Sessioni di urla con Elena Ferrante
Like Beauvoir, we seek freedom but we fear solitude. And so, we read Elena.
Ferrante’s women draw us in—they fight, they endure, and they cope. As Biggs aptly noted, Ferrante’s characters “don’t submit.” In a 2006 interview, Ferrante described her women as fighters who, despite not winning, find ways to reconcile with their expectations and forge new equilibriums.
This search for balance is central to The Days of Abandonment. In one striking scene, Olga, the protagonist, is stuck at home with her two small children. One of them is ill, and the other has assumed the role of caretaker:
The child had on his forehead three coins and in fact he was sleeping, breathing heavily. “The coins are cool," Ilaria (Olga’s daughter) explained. “They make the headache and fever go away.” Every so often she removed one and put it in a glass of water, then dried it and placed it again on her brother's forehead.
“When he wakes up he has to take an aspirin,” I said.
Ferrante’s work offers new ways to imagine life and find solutions. Things fall apart, but readers never lose hope. These strange, experimental interludes lead inevitably to renewal.
One of the problems of writing as a woman, as Ferrante sees it, is having to repurpose traditions that have been invented by men.
One of the challenges Ferrante often explores is the act of writing as a woman—an endeavor shaped by traditions invented by men. She insists that some boundaries must dissolve, for the world as it exists is not designed for women. Defiance, then, becomes essential. The obedient, tidy lives women are often conditioned to pursue will not give rise to brilliance, to voices like Gertrude Stein’s or Lila Cerullo’s.
Simone de Beauvoir, in The Second Sex, makes a similar argument:
“Don’t do your prescribed reading, women; read something that attracts you instead. Go for a walk toward the ocean you’ve never seen, rather than laps around the park.

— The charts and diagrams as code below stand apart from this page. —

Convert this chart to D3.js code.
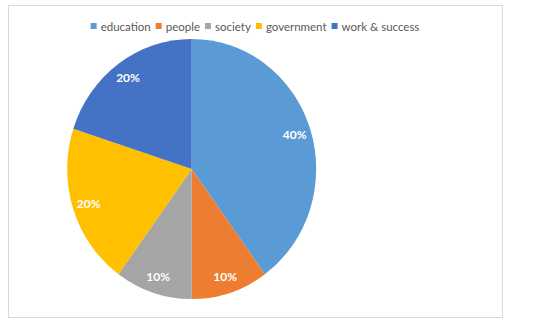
<!DOCTYPE html>
<html>
<head>
<meta charset="utf-8">
<script src="https://cdn.jsdelivr.net/npm/d3@7"></script>
<style>
  body { margin: 0; background: #fff; }
  svg { display: block; font-family: Lato, "Open Sans", sans-serif; }
</style>
</head>
<body>
<svg id="chart"></svg>
<script>
const categories = ["education", "people", "society", "government", "work & success"];
const shares = [40, 10, 10, 20, 20];
const colors = ["#5B9BD5", "#ED7D31", "#A5A5A5", "#FFC000", "#4472C4"];

const width = 550, height = 323;
const svg = d3.select("#chart").attr("width", width).attr("height", height);

// chart frame
svg.append("rect")
  .attr("x", 8.5).attr("y", 5.5)
  .attr("width", 494).attr("height", 312)
  .attr("fill", "#fff")
  .attr("stroke", "#d9d9d9")
  .attr("stroke-width", 1);

const data = categories.map((c, i) => ({ name: c, value: shares[i], color: colors[i] }));

// pie (image is slightly stretched vertically)
const cx = 191.7, cy = 169, radius = 124.5, yStretch = 1.045;

const pie = d3.pie().sort(null).value(d => d.value);
const arcs = pie(data);
const arc = d3.arc().innerRadius(0).outerRadius(radius);
const labelArc = d3.arc().innerRadius(radius * 0.87).outerRadius(radius * 0.87);

const g = svg.append("g").attr("transform", `translate(${cx},${cy})`);

g.append("g")
  .attr("transform", `scale(1,${yStretch})`)
  .selectAll("path")
  .data(arcs)
  .join("path")
  .attr("d", arc)
  .attr("fill", d => d.data.color);

const fmt = d3.format(".0%");
const total = d3.sum(shares);

g.selectAll("text.lbl")
  .data(arcs)
  .join("text")
  .attr("class", "lbl")
  .attr("x", d => labelArc.centroid(d)[0])
  .attr("y", d => labelArc.centroid(d)[1] * yStretch)
  .attr("text-anchor", "middle")
  .attr("dominant-baseline", "central")
  .attr("fill", "#fff")
  .attr("font-size", 12)
  .attr("font-weight", "bold")
  .text(d => fmt(d.data.value / total));

// legend, centered over the frame
const legend = svg.append("g");
const items = legend.selectAll("g")
  .data(data)
  .join("g");

items.append("rect")
  .attr("width", 6).attr("height", 6)
  .attr("y", -3)
  .attr("fill", d => d.color);

items.append("text")
  .attr("x", 10)
  .attr("dominant-baseline", "central")
  .attr("font-size", 11.5)
  .attr("fill", "#595959")
  .text(d => d.name);

let offset = 0;
items.each(function () {
  const w = this.getBBox().width;
  d3.select(this).attr("transform", `translate(${offset},0)`);
  offset += w + 5;
});
const legendWidth = offset - 5;
legend.attr("transform", `translate(${255 - legendWidth / 2},26)`);
</script>
</body>
</html>
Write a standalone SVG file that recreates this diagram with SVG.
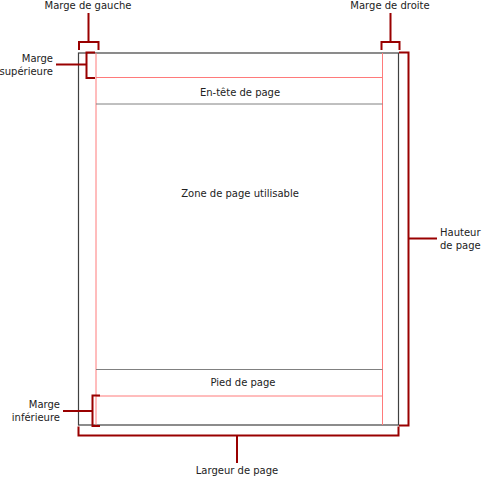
<svg xmlns="http://www.w3.org/2000/svg" width="484" height="478" viewBox="0 0 484 478">
<style>
text{font-family:"DejaVu Sans","Verdana",sans-serif;font-size:10px;fill:#222}
.m{text-anchor:middle}
.e{text-anchor:end}
.page{fill:#fff;stroke:#404040;stroke-width:1.2}
.pink{stroke:#ff7a7a;stroke-width:1;fill:none}
.gray{stroke:#808080;stroke-width:1;fill:none}
.br{stroke:#990000;stroke-width:2;fill:none}
</style>
<rect width="484" height="478" fill="#fff"/>
<g id="page">
<rect class="page" x="78.5" y="53" width="320" height="372"/>
<line class="pink" x1="96" y1="53" x2="96" y2="425"/>
<line class="pink" x1="382.5" y1="53" x2="382.5" y2="425"/>
<line class="pink" x1="96" y1="77.5" x2="382.5" y2="77.5"/>
<line class="pink" x1="96" y1="396" x2="382.5" y2="396"/>
</g>
<g id="header">
<line class="gray" x1="96" y1="104" x2="382.5" y2="104"/>
<text class="m" x="240" y="96">En-tête de page</text>
</g>
<g id="body">
<text class="m" x="240" y="197">Zone de page utilisable</text>
</g>
<g id="footer">
<line class="gray" x1="96" y1="369.5" x2="382.5" y2="369.5"/>
<text class="m" x="243" y="386">Pied de page</text>
</g>
<g id="connectors">
<path class="br" d="M79 50V42H98.5V50M88.5 42V13"/>
<path class="br" d="M381.5 50V42H399.5V50M390.5 42V13"/>
<path class="br" d="M95 52.5H86.5V78H95M86.5 64.5H56"/>
<path class="br" d="M100 395.5H92.5V426H100M92.5 411H63"/>
<path class="br" d="M399 52.5H408.5V425.5H399M408.5 238.5H437"/>
<path class="br" d="M78.5 426.5V435.5H398.5V426.5M237 435.5V463"/>
</g>
<g id="labels">
<text class="m" x="88" y="9">Marge de gauche</text>
<text class="m" x="390" y="9">Marge de droite</text>
<text class="e" x="53" y="62">Marge</text>
<text class="e" x="53" y="75">supérieure</text>
<text class="e" x="60" y="408">Marge</text>
<text class="e" x="60" y="421">inférieure</text>
<text x="440" y="236">Hauteur</text>
<text x="440" y="249">de page</text>
<text class="m" x="237" y="474">Largeur de page</text>
</g>
</svg>
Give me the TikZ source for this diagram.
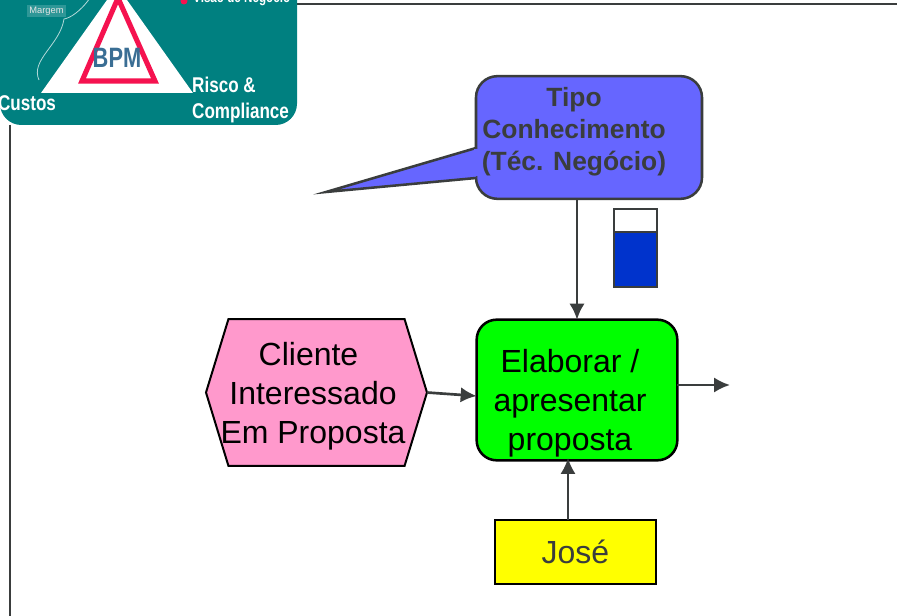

You don’t have to stay married to anyone you don’t want to stay married to—shape your life into something that makes sense to you, first and foremost.”
Ferrante’s Neapolitan Quartet reminds us that change is the only constant—and it is not always for the better. “Sit still and the boundaries will dissolve; run toward change and the boundaries will also dissolve,” she writes. Through this, Ferrante reveals how the rigid shapes imposed by patriarchy, capitalism, and tradition are too often accepted without question. When we look clearly, we realize they are intolerable. Across her work, including The Days of Abandonment, Ferrante’s women and men alike grapple with these outdated forms, struggling to break free and find new ways of being.
Female Friendships, a.k.a. Girlies, Should Be the Pillar of Women’s Lives
I’ve often struggled to articulate how much my female friendships mean to me—how my “girlies” complete me, how much I resent the constraints of commitments and societal expectations that keep us apart, and how electric it feels when we reunite. Then I found the words in Ferrante’s work:
In My Brilliant Friend, Lenù writes of Lila:
“I sometimes imagined what my life and Lila's would have been if we had both taken the test for admission to middle school and then high school, if together we had studied to get our degree, elbow to elbow, allied, a perfect couple, the sum of intellectual energies, of the pleasures of understanding and the imagination. We would have written together, we would have been authors together, we would have drawn power from each other, we would have fought shoulder to shoulder because what was ours was inimitably ours. The solitude of women's minds is regrettable, I said to myself, it’s a waste to be separated from each other, without procedures, without tradition.”
This perfectly encapsulates how I feel about my girlies (you know who you are).
And then there’s Biggs. Biggs’ greatest gift to us is not only her love for Ferrante’s work but her response to it. By taking Ferrante’s lament about the separation of women’s minds and turning it into action, she has created this small press—a space where women’s voices converge and thrive. Reflecting on her own choices, Biggs writes, “If marriage couldn’t hold me, what about other structures?”
It’s a beautiful question, and the press she has built is a beautiful answer. We are grateful.
I often think about the choices Ferrante made in her work to show us the myriad possible shapes a woman’s life can take. Those of us trying to craft new lives in the 21st century have so much to learn from her—and we are so prone to forgetting. Thankfully, Biggs is here to remind us. And for that, we are grateful.
✨
“Books are a great way to hang with people you can’t be with: I don’t feel as much when I go to Beauvoir’s grave in Montparnasse as I do when I read The Second Sex.” — Joanna Biggs.